60 fps, thats maybe doable, with say a fast forward renderer, you have 16 Ms, to render a frame at 60fps.
Thats just not possible at 120fps, which only have 8 Ms to render a frame, which means you have just 3 ms. Even with dlss using concurrency, thats just not enough time to render anything worth using dlss on. Also i dont think the cpu would be able to keep up.
Maybe super minimalist indie games, but definitely not nintendos tentpole titles like mario and zelda.
As for upscaling, others hate those and would never think of them as important. But even there we get videos with 10 times magnification and 10 time slow down in frames where it is proven that the superiority of DLSS is so great that using anything else will ruin gaming. Of course fun part where the same thing is said now with DLSS 3.5 with ray reconstruction against plain DLSS 3. What was good yesterday (DLSS 3.0), it's sub par today because of the newer version.
It's not me that overplay anything.

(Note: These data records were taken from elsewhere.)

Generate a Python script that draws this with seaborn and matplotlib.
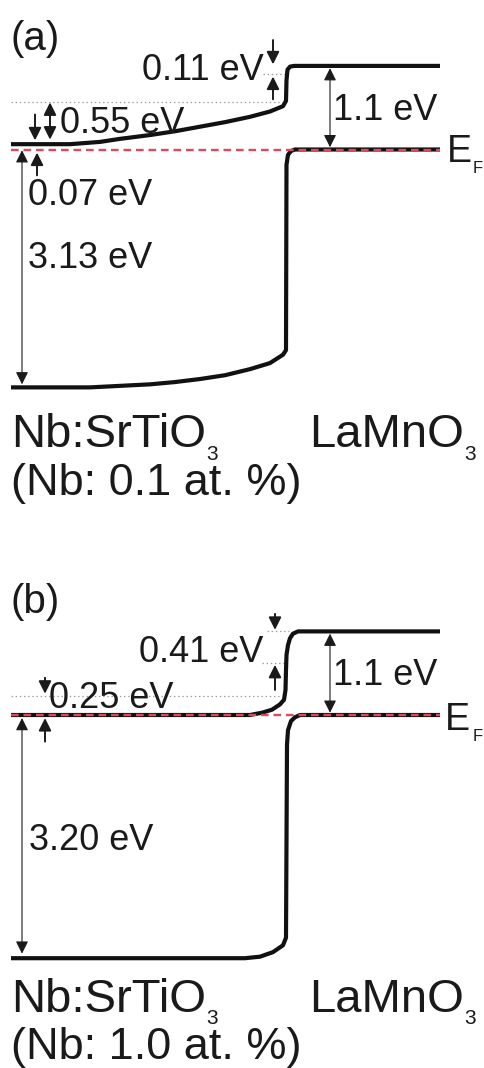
import matplotlib
matplotlib.use("Agg")
import matplotlib.pyplot as plt
import seaborn as sns

sns.set_theme(style="white")
plt.rcParams["font.family"] = ["Liberation Sans", "DejaVu Sans"]
plt.rcParams["lines.scale_dashes"] = False

# ---------------- data (x: position along the stack, E: energy in eV, EF = 0) --------------
# Panel (a)  Nb 0.1 at.%
a_cb_x = [11, 70, 100, 120, 150, 175, 200, 225, 250, 270, 283, 286, 286.5, 287.5, 290, 294, 440]
a_cb_e = [0.07, 0.07, 0.10, 0.14, 0.19, 0.24, 0.30, 0.36, 0.43, 0.50, 0.57, 0.64, 0.91, 1.05, 1.09, 1.10, 1.10]
a_vb_x = [11, 90, 120, 150, 175, 200, 225, 250, 270, 283, 286, 286.5, 288, 291, 295, 440]
a_vb_e = [-3.13, -3.13, -3.11, -3.09, -3.06, -3.02, -2.97, -2.89, -2.81, -2.70, -2.64, -0.20, -0.07, -0.02, 0.0, 0.0]
a_levels = [0.62, 0.99]            # dotted reference levels
a_labels = ["0.11 eV", "0.55 eV", "1.1 eV", "0.07 eV", "3.13 eV"]
a_doping = "(Nb: 0.1 at. %)"

# Panel (b)  Nb 1.0 at.%
b_cb_x = [11, 250, 262, 272, 280, 284, 285.5, 286, 286.5, 288, 290, 293, 298, 440]
b_cb_e = [0.0, 0.0, 0.03, 0.07, 0.14, 0.20, 0.33, 0.59, 0.79, 0.92, 1.01, 1.07, 1.10, 1.10]
b_vb_x = [11, 245, 260, 273, 283, 286, 287, 288, 291, 295, 300, 440]
b_vb_e = [-3.20, -3.20, -3.18, -3.12, -3.03, -2.93, -0.39, -0.20, -0.08, -0.03, 0.0, 0.0]
b_levels = [0.25, 0.69, 1.10]
b_labels = ["0.41 eV", "0.25 eV", "1.1 eV", "3.20 eV"]
b_doping = "(Nb: 1.0 at. %)"

materials = ["Nb:SrTiO", "LaMnO"]

ef_x = [11, 440]
ef_e = [0.0, 0.0]

# ---------------- figure ----------------
W, H = 485, 1068
fig = plt.figure(figsize=(W / 100, H / 100), dpi=100)
S = 76.0  # px per eV


def make_panel(rect, ef_px, top_px):
    ax = fig.add_axes(rect)
    ax.set_xlim(0, W)
    ax.set_ylim((ef_px - (top_px + H / 2)) / S, (ef_px - top_px) / S)
    ax.axis("off")
    return ax


axA = make_panel([0, 0.5, 1, 0.5], 149.5, 0)
axB = make_panel([0, 0.0, 1, 0.5], 715, 534)

ov = fig.add_axes([0, 0, 1, 1])
ov.set_xlim(0, W)
ov.set_ylim(H, 0)
ov.axis("off")
ov.patch.set_alpha(0)

INK = "#1a1a1a"
RED = "#dc4a5e"


def band(ax, x, e):
    sns.lineplot(x=x, y=e, ax=ax, sort=False, estimator=None, color="#111111",
                 linewidth=3.0, solid_capstyle="butt", solid_joinstyle="round",
                 legend=False, zorder=2)


def ef_line(ax):
    sns.lineplot(x=ef_x, y=ef_e, ax=ax, sort=False, estimator=None, color=RED,
                 linewidth=1.7, legend=False, zorder=4)
    ax.lines[-1].set_linestyle((0, (5.5, 3.5)))


def dotted(ax, x0, x1, e):
    sns.lineplot(x=[x0, x1], y=[e, e], ax=ax, sort=False, estimator=None,
                 color="#9a9a9a", linewidth=0.9, legend=False, zorder=1)
    ax.lines[-1].set_linestyle((0, (1, 2)))


def arrow(ax, x, e0, e1, style="-|>", lw=1.4, ms=15):
    ax.annotate("", xy=(x, e1), xytext=(x, e0),
                arrowprops=dict(arrowstyle=style + ",head_length=0.5,head_width=0.25",
                                lw=lw, color=INK, shrinkA=0, shrinkB=0,
                                mutation_scale=ms), zorder=5)


# ---- panel (a)
band(axA, a_cb_x, a_cb_e)
band(axA, a_vb_x, a_vb_e)
dotted(axA, 11, 279, a_levels[0])
dotted(axA, 263, 287, a_levels[1])
ef_line(axA)
arrow(axA, 273, 1.44, 1.12)
arrow(axA, 273, 0.66, 0.96)
arrow(axA, 50, 0.13, 0.62, "<|-|>")
arrow(axA, 35, 0.46, 0.12)
arrow(axA, 37, -0.34, -0.04)
arrow(axA, 22, -0.01, -3.09, "<|-|>", lw=0.8, ms=15)
arrow(axA, 330, 1.07, 0.03, "<|-|>", lw=0.8, ms=15)

# ---- panel (b)
band(axB, b_cb_x, b_cb_e)
band(axB, b_vb_x, b_vb_e)
dotted(axB, 11, 280, b_levels[0])
dotted(axB, 262, 285, b_levels[1])
dotted(axB, 267, 289, b_levels[2])
ef_line(axB)
arrow(axB, 275, 1.33, 1.12)
arrow(axB, 275, 0.33, 0.66)
arrow(axB, 45, 0.49, 0.28)
arrow(axB, 45, -0.35, -0.04)
arrow(axB, 22, -0.04, -3.14, "<|-|>", lw=0.8, ms=15)
arrow(axB, 330, 1.07, 0.03, "<|-|>", lw=0.8, ms=15)


# ---------------- text (pixel coordinates, baseline) ----------------
def ptext(x, y, s, size, ha="left"):
    return ov.text(x, y, s, fontsize=size, ha=ha, va="baseline", color=INK)


LBL = 34
DOP = 32.5
ANN = 26
SUB = 15

# (a)
ptext(11, 50, "(a)", 29)
ptext(264, 80, a_labels[0], ANN, ha="right")
ptext(60, 133, a_labels[1], ANN)
ptext(333, 120, a_labels[2], ANN)
ptext(28, 205, a_labels[3], ANN)
ptext(28, 268, a_labels[4], ANN)
ptext(447, 162, "E", 27)
ptext(473, 173, "F", 12)
mats = [ptext(11, 447, materials[0], LBL), ptext(309, 447, materials[1], LBL)]
ptext(11, 495, a_doping, DOP)

# (b)
ptext(11, 613, "(b)", 29)
ptext(263, 662, b_labels[0], ANN, ha="right")
ptext(49, 708, b_labels[1], ANN)
ptext(333, 685, b_labels[2], ANN)
ptext(29, 850, b_labels[3], ANN)
ptext(445, 730, "E", 27)
ptext(473, 741, "F", 12)
mats += [ptext(11, 1012, materials[0], LBL), ptext(309, 1012, materials[1], LBL)]
ptext(11, 1059, b_doping, DOP)

# subscripts "3" placed right after each formula
fig.canvas.draw()
rend = fig.canvas.get_renderer()
sub_base = [460, 460, 1024, 1024]
for t, yb in zip(mats, sub_base):
    bb = t.get_window_extent(rend)
    ptext(bb.x1 + 0.5, yb, "3", SUB)

fig.savefig("out.png", dpi=100, facecolor="white")
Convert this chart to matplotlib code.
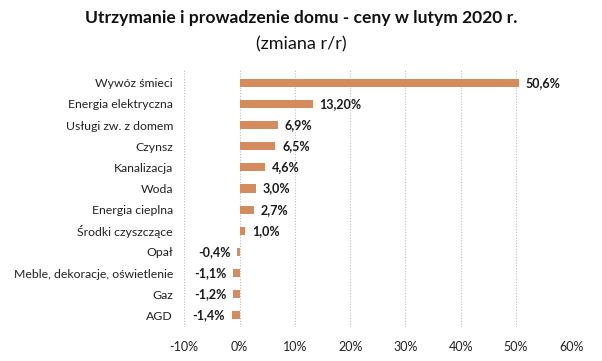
import matplotlib.pyplot as plt
from matplotlib.ticker import FuncFormatter

categories = ['Wywóz śmieci', 'Energia elektryczna', 'Usługi zw. z domem', 'Czynsz',
              'Kanalizacja', 'Woda', 'Energia cieplna', 'Środki czyszczące',
              'Opał', 'Meble, dekoracje, oświetlenie', 'Gaz', 'AGD']
values = [50.6, 13.2, 6.9, 6.5, 4.6, 3.0, 2.7, 1.0, -0.4, -1.1, -1.2, -1.4]
labels = ['50,6%', '13,20%', '6,9%', '6,5%', '4,6%', '3,0%', '2,7%', '1,0%',
          '-0,4%', '-1,1%', '-1,2%', '-1,4%']
xticks = [-10, 0, 10, 20, 30, 40, 50, 60]

plt.rcParams['font.family'] = ['Lato', 'DejaVu Sans']

fig = plt.figure(figsize=(6.02, 3.61), dpi=100)
ax = fig.add_axes([0.306, 0.094, 0.643, 0.712])

ypos = list(range(len(categories)))
ax.barh(ypos, values, height=0.38, color='#D48C5E', zorder=3)

for y, v, lab in zip(ypos, values, labels):
    if v >= 0:
        ax.text(v + 1.2, y, lab, va='center', ha='left', fontsize=9, fontweight='bold', color='#1a1a1a')
    else:
        ax.text(v - 1.2, y, lab, va='center', ha='right', fontsize=9, fontweight='bold', color='#1a1a1a')

ax.set_yticks(ypos)
ax.set_yticklabels(categories, fontsize=8.8, color='#222222')
ax.set_ylim(len(categories) - 0.45, -0.6)
ax.set_xlim(-10, 60)
ax.set_xticks(xticks)
ax.xaxis.set_major_formatter(FuncFormatter(lambda x, p: f'{int(x)}%'))
ax.tick_params(axis='x', labelsize=9, colors='#222222', length=0, pad=10)
ax.tick_params(axis='y', length=0, pad=8)

ax.grid(axis='x', linestyle=(0, (1, 1.5)), color='#BFBFBF', linewidth=0.8, zorder=0)
for s in ax.spines.values():
    s.set_visible(False)

fig.text(0.5, 0.935, 'Utrzymanie i prowadzenie domu - ceny w lutym 2020 r.',
         ha='center', fontsize=12.6, fontweight='bold', color='#111111')
fig.text(0.5, 0.862, '(zmiana r/r)', ha='center', fontsize=13, color='#111111')

fig.savefig('out.png', dpi=100)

It's marketing departments, the press, youtubers, individuals who overplay those and many consumers will believe that, yeah, DLSS specifically and Raytracing is everything today.
Let's look at this In detail:
A videocore vii is an extention of the videocore vi, it has an extra slice with 4 more qpu, and it's clocked 300 mhz faster.
Videocore 7= 3 slices, 4 qpu a slice, quad cycle rate, @ 800 MHz.
3 slices * 4 qpu * 4 cycles * 2 (fmac) *800 Mhz = 76.8 gflops. Over twice the videocore vi in the pi 4, as advertised..... but this things not even a switch gpu man. Like it's not even close. This is the equivalent of like a 48 cuda core nvidia product. Switch had 256 cuda cores.
Pi5 has the cpu decent enough, but not the gpu. This does enable it to run emulators, it can even run a switch emulator, as it has a better cpu than switch, and emulators main issues have been cpu bound, not gpu bound. but you need to overclock it to get playable performance out of cube and wii games, which are nowhere near 4k, and cant even get 2x native on psp games, and any switch game that is not a retro 2d platformer, like say hollowknight, but an actual 3d game, like links awakening, is going to get like 2-4 fps. Switch runs ps4 games like gow (the pc port via linux) through 3 translation layers, better (about 9 fps), than pi runs switch, this is because the pi5 gpu is nowhere near a switch, a switch gpu docked is nearly 400 gflops.
Pi architecture reference pdf:
www.google.com/url?sa=t&source=web&rct=j&opi=89978449&url=https://www.cs.ucr.edu/~mchow009/teaching/cs193/spring2021/slides/Raspberry_Pi_QPU.pdf&ved=2ahUKEwjCveeVse6BAxXyFlkFHZDDD8oQFnoECCEQAQ&usg=AOvVaw3hkzzAkQsb9VwsYhX9n3VN
The x1 maxwell could run 4k60fps video out too. It wasnt hooked up in the switch (only 2 of 4 display port outs wired), and fully wired in switch oled but disabled, but 4k 60fps ai video upscaling was the most popular use for the shield tv.
Being able to output a 4k video signal is not the same thing as being able to render a high fidelity game at 4k.
This is goofy.
So, since actually running games at 4k 60fps is what any normal person would assume you mean, when you say it can run games '4k 60fps no sweat', especially when you responded to a post talking about render times/dlss time ratios. Why dont you, in detail, lay out your abnormal reasoning for what you meant when you said 'hell the pi 5 can do 4k 60 without breaking a sweat' Since only you know what this coded message means, so that I can actually respond to that secret coded message.